Multifunction DAQ

Caveat:  I program in LabVIEW so I'm no help with any specific C syntax.  But I know the device family and capabilities pretty well.   There's more than one way to do this, here are my initial thoughts, others may be able to refine a bit:

1. You'll want to generate your 15 digital outputs with a digital output task.  All outputs should be on port 0 which supports hardware timing.  I *think* that for the sake of connector compatibility with other MIO devices, only 8 of port 0's lines are on physical connector 0.  The rest will be on connector 1.  It's a bit of a hassle but can't be helped.

2. Wire the rising edge into *both* a PFI terminal *and* an available port 0 line.  Your finite sampling DO task will use the PFI terminal as its start trigger source.  You will define a buffer of DO data for all 15 lines that defines all their states throughout the 15 msec.   If you only need 0.1 msec resolution, you can generate at 10 kHz.  More resolution requires faster sampling and a larger buffer of data to represent the same total generation time.

3. You'll also have a DI task set for "change detection" timing, sensitive to rising edges on the aforementioned port 0 line.  Your main software loop will repeatedly request to read 1 sample from this task.  When you receive a sample without a timeout or error, that's your software trigger that initiates the following:

- first make sure the contemporaneous DO task finishes, wait if necessary.

- then write the new data representing the next set of pulse widths to the DO task and start it again so it can be ready for the next trigger.

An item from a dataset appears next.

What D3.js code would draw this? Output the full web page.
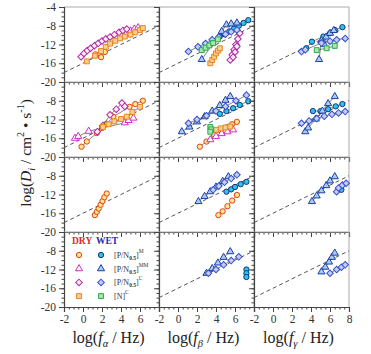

4. You may benefit from a very recent thread that discusses how to make these repeated re-starts more efficient by Committing the task before the first time you Start it.

-Kevin P

Kevin - Thank you for the detailed (and speedy) reply to my question. I appreciate your recommendations. I also looked through the post you referenced on state transitions, which will be very helpful for minimizing overhead during the main loop execution.

Do you know if it is possible to write the pulse data to the DO task before the previous task finishes executing? I ask because the rising edge trigger occurs at a frequency of ~ 60 Hz - with a maximum digital output pulse width of 15 ms, only ~1.6 ms will be left to transmit the next buffer. Ideally, I would like to transmit pulse width data to the DAQ card during the current digital output generation so that it is on board and ready for the next rising edge.

Additionally, once the digital input interrupt is triggered, can I perform other computing tasks - such as creating the pulse data on the host side - before checking to see if the digital output task is complete? I assume that because I am using hardware timing, this should not interfere with the quality of the pulse outputs.

Well, that new info complicates things.  While *conceivable* that you could sometimes load up the next buffer of digital data within ~1.6 msec, I would definitely not plan on it happening reliably.  Instead I'd look to use a different scheme.

Hopefully, you can know what all the buffers need to be *before* the app starts -- otherwise I've probably got no good answer.  If so, then here's an outline of how I'd try to approach it:

1. The DO task will now be configured for *continuous* sampling, and will get its sample clock from a counter.

2. That counter will be configured to generate a *finite* pulse train of 15 msec duration.  A 10 kHz output would generate 150 samples, a 100 kHz output (for better timing resolution) would generate 1500.

3. The counter will also be configured to be re-triggerable by your external ~60 Hz signal.  So once every 60 Hz trigger pulse the counter will issue a burst of clock pulses, followed by a ~1.6 msec idle time before the next trigger and burst.

4.  This clock drives all the DO sampling, so you can preload as many data segments as you like into the task buffer.  Let's suppose 10 kHz sampling and 150 samples per segment.  Let's further suppose that you give yourself a comfortable headstart and predefine the first 2 seconds worth of segments.  So that'll be 2 sec * 60 segments/sec or 120 segments.  For a clock rate of 10 kHz, that's 1.2 million samples.  Sounds like a lot, but pretty trivial to handle on modern PC's.

5. After that, I'd set up a write loop that writes 1 sec worth of samples at a time.  DAQmx will manage this for you rather well. 

    The 2 seconds you wrote originally before starting the task sets the size of the buffer.  DAQmx will treat it as circular, so when you try to write the next 1 second worth, the function will block and wait until the 1st second worth of samples have been delivered down to the device, then it'll replace that front half of the 2 second buffer.  As you loop around to write the next second, again you'll have to wait for the back half of the buffer to be delivered to the board, then DAQmx will accept your write and let you iterate again.  And so on.

    An approach something like this lets you store a potentially *very* long sequence of output segments in a file, and then regularly retrieve data from the file and write it to your task buffer.  The 1 second iteration pace gives plenty of time to retrieve data from a file and deliver it to your task.

-Kevin P

I appreciate your help, Kevin! This seems to be working nicely.